The controller identified several areas in which loopholes or lax oversight enabled Nuru — bad policies that benefitted bad actors. Among them were favored entities being chosen repeatedly out of the pool of pre-qualified contractors; gaps and incompatibilities in rules about gift-giving; and a lack of coherent centralized rules regarding grants provided to nonprofits. Among the controller’s key findings:
- Public Works established 114 contracts with a value of $151 million through the use of pre-qualified pools during our review period. Tighter citywide procedures that require competitive selection in pre-qualified pools such as these would minimize fraud risks in all city departments;
- Gaps in city and state restrictions about soliciting and receiving gifts can enable unethical behavior and manipulation through the giving of gifts;
- Gaps in citywide monitoring of purchasing activities – given both code-driven decentralization of some contracting methods and lack of effective citywide systems to monitor these activities – need to be addressed.
Today’s report inspired quick action from city legislators. Supervisor Matt Haney has proposed legislation to shut some of the loopholes identified by the controller, including the direction of contracts to “pre-qualified” contractors; the pressuring of contract-seekers to donate funds to nonprofits that, in turn, spent money on city employees and lavish holiday shindigs; and the curtailing of the “BFF Gift Exemption,” in which a longtime friend or associate is not restricted from imparting favors or valuable items to department heads or city officials they’ve long known and befriended.
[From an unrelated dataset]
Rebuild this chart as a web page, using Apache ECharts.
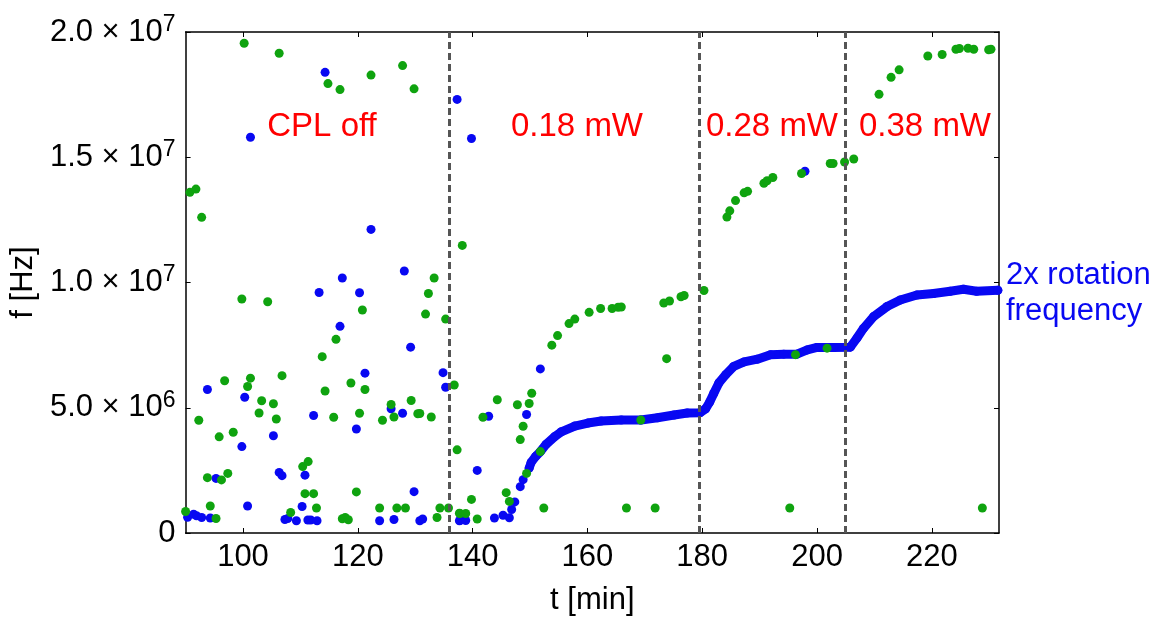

Nuru was in January arrested by the FBI and charged with fraud by the Department of Justice; a lengthy criminal complaint alleged a series of schemes involving casual corruption, bribery, and, bid-rigging, and other forms of bad government. Seven other individuals ensnared in the feds’ web have since been charged.
In a parallel investigation, the City Attorney has sent out dozens of subpoenas, with many directed to companies with ties to Wong — a longtime city contractor and permit expediter now facing federal fraud and money-laundering charges — and Zhang Li, a billionaire Chinese hotelier and developer allegedly introduced to Nuru by Wong. Zhang purportedly showered Nuru with costly gifts and luxury accommodations in return for help moving along the stalled 555 Fulton project.
This investigation led to both the ouster of Department of Building Inspection boss Tom Hui, and the revelation that Nuru gifted Mayor London Breed $5,600 last year, ostensibly for auto repair — a move the mayor defended at the time as allowable under the so-called “BFF Gift Exemption” (but which actually violated stricter city rules regarding gifts being accepted from subordinates).
While the City Attorney is tasked with ferreting out alleged bad actors, the controller focuses on bad policies and practices.
The next installment is due within a month’s time, and will focus on nonprofit “Friends of” groups accused of “funneling money” back to city officials.
Update, 2:40 p.m.: Mayor London Breed today announced she is rescinding the 2011 delegation of authority Mayor Ed Lee granted to Public Works head Mohammed Nuru, essentially granting him oversight of himself.
I know these are the first in a series of recommendations, and we need to continue to identify problematic issues that erode public trust across our city,” said Breed via a statement. “We have work to do, but we will do that work. Our residents and City workers deserve nothing less.”